Tout l’enjeu d’Internet réside dans le fait que sa croissance repose sur un besoin de collaboration et de coopération. Les problèmes liés à l’interconnexion des réseaux ont été résolus par des individus à travers le monde, oeuvrant vers un objectif commun, souligne Xavier Comtesse. Des normes ouvertes ont été élaborées à travers des processus ouverts, auxquels pouvaient participer tous ceux qui y voyaient un intérêt. Toute personne souhaitant appliquer ces normes pouvait le faire sans avoir de permission à demander ni de droit à payer. Aucune autorité centrale n’était mandatée pour faire appliquer de quelconques règles. Sur le plan opérationnel, les responsabilités ont été réparties et un processus de décision a été initié, basé sur un consensus ouvert et la diffusion de documents.
On le voit, Internet diffère complètement des modèles de contrôle et de réglementation hiérarchisés traditionnels. Le groupe de travail sur l’ingénierie d’Internet (Internet Engineering Task Force IETF) constitue le forum où sont élaborées les normes d’Internet. Il est ouvert à toute personne intéressée, aucune adhésion ni affiliation n’est exigée. De quoi embarrasser passablement de gouvernements remis en cause par ces structures institutionnelles «souples». C’est qu’Internet dépasse de loin la technologie pure. Il représente une plate-forme pour l’innovation, un tremplin pour d’autres technologies, un canal de développement des communications, un lieu de rencontres, enfin un outil incroyablement puissant pour l’analyse, le partage des connaissances et la créativité.
Dès lors, de quel contrôle peuvent se targuer les gouvernements et les organisations internationales? La question est brûlante, au vu de l’actualité du Maghreb et du Moyen-Orient.

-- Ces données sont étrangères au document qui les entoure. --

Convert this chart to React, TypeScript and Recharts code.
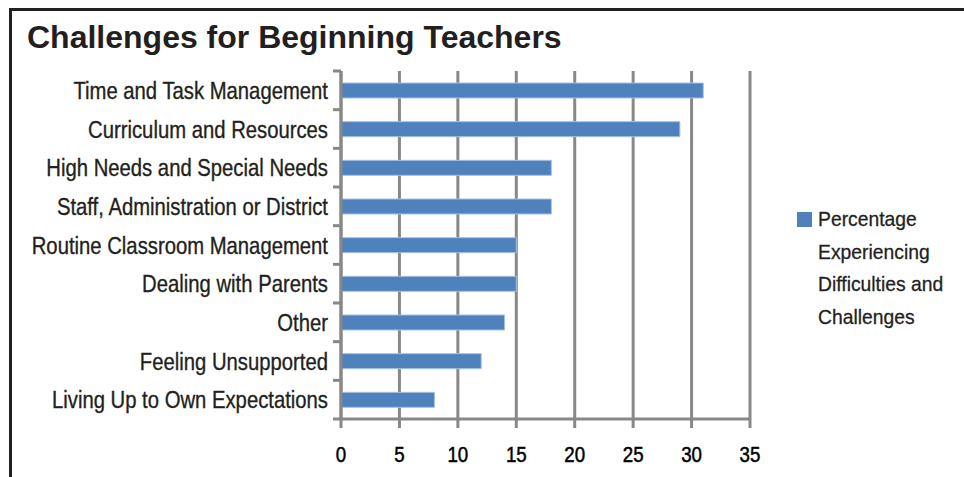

Xavier Comtesse, le web aura été le vecteur des révolutions outre Méditerranée ?
Le moteur, c’est le fait que le système de l’ascension sociale ne fonctionne pas dans ces pays-là. Une société où «les lendemains paraissent pires que les hier» n’avance pas. Les jeunes se sont ainsi emparés de l’Internet, des réseaux sociaux et de Facebook pour une double raison: d’une part parce qu’il n’y a rien de plus pratique. D’autre part, parce que c’est un réseau gratuit, immédiat, sans ticket d’entrée ni devoir montrer patte blanche. A l’opposé du clan, ou du mandarinat qui caractérise ces pays qui n’ont pas connu la révolution industrielle, Facebook s’impose comme une rupture profonde de l’organisation sociale.

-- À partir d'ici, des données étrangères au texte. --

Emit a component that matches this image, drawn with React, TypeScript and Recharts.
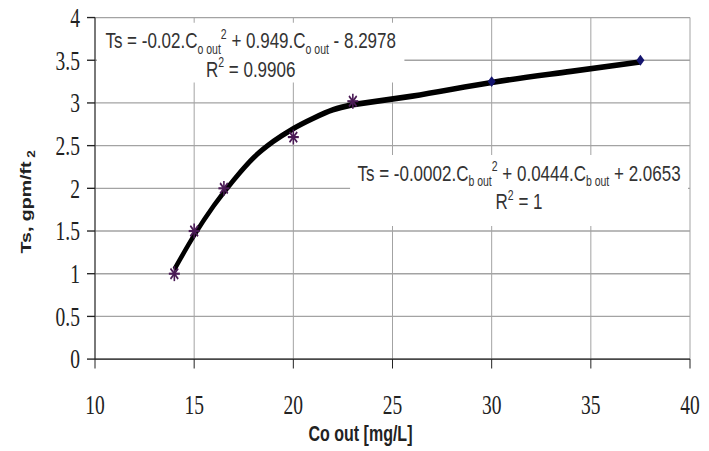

Soft Institutions avait donc quelque chose de prémonitoire?
C’est que mon analyse portait sur une situation immanente. Les structures et le code d’Internet recelaient en eux-mêmes l’avènement d’une nouvelle liberté, d’une nouvelle restructuration sociale. On ne se rend d’ailleurs pas assez compte que nos jeunes à nous, en Occident, sont atteints exactement de la même manière. Prenez le seul exemple de Tokyo: les gens ont tellement peu confiance en l’information officielle que c’est Internet qui informe tout le monde. Le gouvernement nippon court derrière pour tenter de dire à la population ce qui a déjà été dit sur Internet. Et les médias sont des kilomètres derrière. Ils n’osent même pas y aller, alors que les gars d’Internet sont sur place. Internet est à la fois le lieu et la capacité de rassembler. Cet environnement nouveau dispose d’une capacité de précision extrême, à l’endroit même où ça se passe. Ces journalistes web sont de véritables consommacteurs.
Quel est l’impact d’internet sur la gouvernance mondiale?

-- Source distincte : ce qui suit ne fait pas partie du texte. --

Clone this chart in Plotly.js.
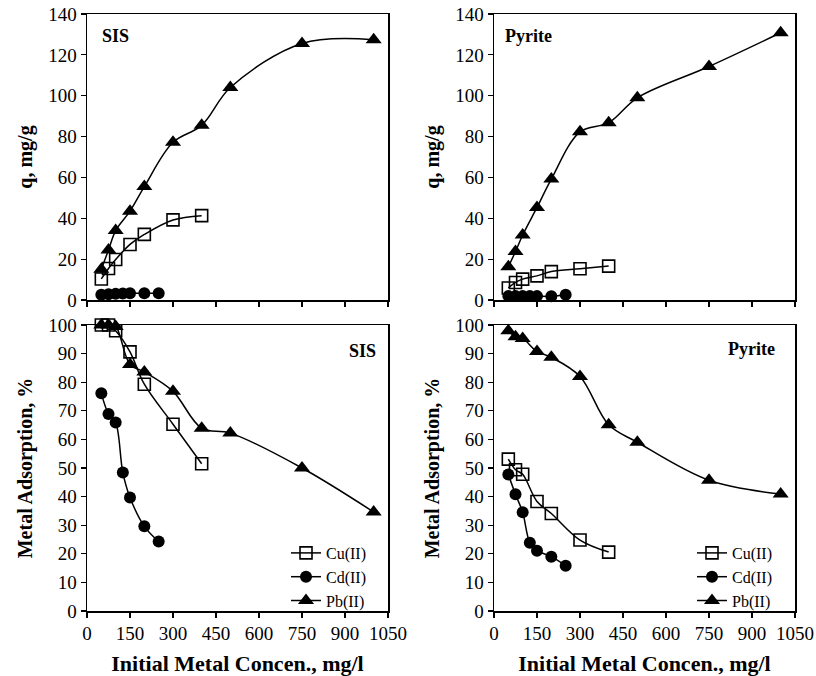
<!DOCTYPE html>
<html><head><meta charset="utf-8">
<script src="https://cdn.plot.ly/plotly-3.0.1.min.js"></script>
<style>html,body{margin:0;padding:0;background:#fff}#c{width:816px;height:676px}</style>
</head><body><div id="c"></div>
<script>
// Initial metal concentration (mg/l)
const xCu = [50, 75, 100, 150, 200, 300, 400];
const xCd = [50, 75, 100, 125, 150, 200, 250];
const xPb = [50, 75, 100, 150, 200, 300, 400, 500, 750, 1000];

// SIS: uptake q (mg/g)
const sisQCu = [10.3, 15.4, 19.8, 27.2, 32.1, 39.2, 41.3];
const sisQCd = [2.6, 2.8, 3.0, 3.2, 3.3, 3.3, 3.3];
const sisQPb = [15.0, 24.5, 34.0, 43.5, 55.5, 77.2, 85.5, 104.0, 125.6, 127.4];
// Pyrite: uptake q (mg/g)
const pyrQCu = [5.9, 8.6, 10.2, 11.8, 13.9, 15.3, 16.6];
const pyrQCd = [1.9, 1.9, 1.9, 1.9, 1.9, 1.8, 2.6];
const pyrQPb = [16.3, 23.7, 31.8, 45.3, 59.2, 82.3, 86.8, 99.0, 114.3, 130.8];

// SIS: metal adsorption (%)
const sisPCu = [100, 100, 98, 90.6, 79.3, 65.3, 51.5];
const sisPCd = [76.1, 68.9, 65.9, 48.4, 39.7, 29.6, 24.3];
const sisPPb = [100, 100, 99.5, 86.2, 83.6, 76.8, 63.9, 62.2, 50.0, 34.6];
// Pyrite: metal adsorption (%)
const pyrPCu = [53.1, 49.4, 47.8, 38.3, 34.1, 24.8, 20.6];
const pyrPCd = [47.7, 40.8, 34.5, 23.9, 21.1, 19.0, 15.8];
const pyrPPb = [98.0, 95.9, 95.3, 90.7, 88.7, 82.0, 65.1, 59.0, 45.7, 40.9];

const names = ['Cu(II)', 'Cd(II)', 'Pb(II)'];
const xTicks = [0, 150, 300, 450, 600, 750, 900, 1050];

const serif = "'Liberation Serif', 'Times New Roman', serif";
const markers = [
  {symbol: 'square-open', size: 12, color: '#000', line: {width: 1.6, color: '#000'}},
  {symbol: 'circle', size: 12, color: '#000'},
  {symbol: 'triangle-up', size: 14, color: '#000'}
];
function tr(x, y, i, xa, ya, show, leg) {
  return {x: x, y: y, xaxis: xa, yaxis: ya, name: names[i], mode: 'lines+markers',
    type: 'scatter', line: {color: '#000', width: 1.5, shape: 'spline', smoothing: 1},
    marker: markers[i], showlegend: show, legend: leg, cliponaxis: false};
}
const data = [
  tr(xCu, sisQCu, 0, 'x', 'y', false), tr(xCd, sisQCd, 1, 'x', 'y', false), tr(xPb, sisQPb, 2, 'x', 'y', false),
  tr(xCu, pyrQCu, 0, 'x2', 'y2', false), tr(xCd, pyrQCd, 1, 'x2', 'y2', false), tr(xPb, pyrQPb, 2, 'x2', 'y2', false),
  tr(xCu, sisPCu, 0, 'x3', 'y3', true, 'legend'), tr(xCd, sisPCd, 1, 'x3', 'y3', true, 'legend'), tr(xPb, sisPPb, 2, 'x3', 'y3', true, 'legend'),
  tr(xCu, pyrPCu, 0, 'x4', 'y4', true, 'legend2'), tr(xCd, pyrPCd, 1, 'x4', 'y4', true, 'legend2'), tr(xPb, pyrPPb, 2, 'x4', 'y4', true, 'legend2')
];

const W = 816, H = 676;
const dxL = [87 / W, 388 / W], dxR = [494 / W, 795 / W];
const dyT = [1 - 300 / H, 1 - 14 / H], dyB = [1 - 611 / H, 1 - 325 / H];
const tickFont = {family: serif, size: 19, color: '#000'};
const titleFont = {family: serif, size: 20, color: '#000', weight: 'bold'};
const xTitleFont = {family: serif, size: 22, color: '#000', weight: 'bold'};

function xax(dom, anchor, labels) {
  const a = {domain: dom, anchor: anchor, range: [0, 1050], tickmode: 'array', tickvals: xTicks,
    showticklabels: labels, ticks: 'outside', ticklen: 5, tickwidth: 1.2, tickcolor: '#000',
    showline: true, linecolor: '#000', linewidth: 1.5, mirror: true, showgrid: false, zeroline: false,
    tickfont: tickFont};
  if (labels) a.title = {text: 'Initial Metal Concen., mg/l', font: xTitleFont, standoff: 13};
  return a;
}
function yax(dom, anchor, max, dt, title) {
  return {domain: dom, anchor: anchor, range: [0, max], dtick: dt, tick0: 0,
    ticks: 'outside', ticklen: 5, tickwidth: 1.2, tickcolor: '#000',
    showline: true, linecolor: '#000', linewidth: 1.5, mirror: true, showgrid: false, zeroline: false,
    tickfont: tickFont, title: {text: title, font: titleFont, standoff: 10}};
}
const legFont = {family: serif, size: 16, color: '#000'};
const layout = {
  width: W, height: H, margin: {l: 0, r: 0, t: 0, b: 0},
  paper_bgcolor: '#fff', plot_bgcolor: '#fff',
  xaxis: xax(dxL, 'y', false), yaxis: yax(dyT, 'x', 140, 20, 'q, mg/g'),
  xaxis2: xax(dxR, 'y2', false), yaxis2: yax(dyT, 'x2', 140, 20, 'q, mg/g'),
  xaxis3: xax(dxL, 'y3', true), yaxis3: yax(dyB, 'x3', 100, 10, 'Metal Adsorption, %'),
  xaxis4: xax(dxR, 'y4', true), yaxis4: yax(dyB, 'x4', 100, 10, 'Metal Adsorption, %'),
  legend: {x: 286 / W, y: 1 - 577 / H, xanchor: 'left', yanchor: 'middle', font: legFont,
    bgcolor: 'rgba(0,0,0,0)', tracegroupgap: 0, itemwidth: 30},
  legend2: {x: 692 / W, y: 1 - 577 / H, xanchor: 'left', yanchor: 'middle', font: legFont,
    bgcolor: 'rgba(0,0,0,0)', tracegroupgap: 0, itemwidth: 30},
  annotations: [
    {text: 'SIS', xref: 'paper', yref: 'paper', x: 100 / W, y: 1 - 36 / H, xanchor: 'left', yanchor: 'middle', showarrow: false, font: {family: serif, size: 18, color: '#000', weight: 'bold'}},
    {text: 'Pyrite', xref: 'paper', yref: 'paper', x: 503 / W, y: 1 - 36 / H, xanchor: 'left', yanchor: 'middle', showarrow: false, font: {family: serif, size: 18, color: '#000', weight: 'bold'}},
    {text: 'SIS', xref: 'paper', yref: 'paper', x: 378 / W, y: 1 - 351 / H, xanchor: 'right', yanchor: 'middle', showarrow: false, font: {family: serif, size: 18, color: '#000', weight: 'bold'}},
    {text: 'Pyrite', xref: 'paper', yref: 'paper', x: 777 / W, y: 1 - 349 / H, xanchor: 'right', yanchor: 'middle', showarrow: false, font: {family: serif, size: 18, color: '#000', weight: 'bold'}}
  ]
};
Plotly.newPlot('c', data, layout, {displayModeBar: false, staticPlot: true});
</script></body></html>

Il faut bien voir qu’Internet n’est pas une nouvelle représentation du pouvoir. Le pouvoir est déjà pris, c’est un fait accompli. Comment l’ancien pouvoir va-t-il se soumettre au nouveau? Toute la question est là. En d’autres termes, nous avons une gouvernance distribuée et non plus centralisée. Les gouvernements doivent apprendre à manager la gouvernance distribuée.
Quel rôle Genève peut-elle jouer dans cette nouvelle donne de gouvernance mondiale?
Genève est une exception dans le monde. Calvin, Luther, Rousseau, Voltaire, Dunant, les ONG, la société civile et enfin le web: tout a démarré à Genève! Notre ville est le plus haut lieu de création de «soft laws», de normes Iso et de régulations internationales de toutes sortes. L’ Internet Society dispose de deux offices, l’un à Washington, l’autre à Genève. Bref, nous sommes au coeur du coeur. Nous devrions donc mieux le faire savoir, favoriser la réflexion et la compréhension, et animer une discussion avec la société civile globale.
Ce que fait la Fondation pour Genève.
Elle a en effet un rôle essentiel à jouer! Après avoir favorisé les «bons offices», elle doit créer son salon de Madame de Staël. Mettre au point un véritable think tank sur ces enjeux mal compris aussi bien par les diplomates et les décideurs que par le public lui-même.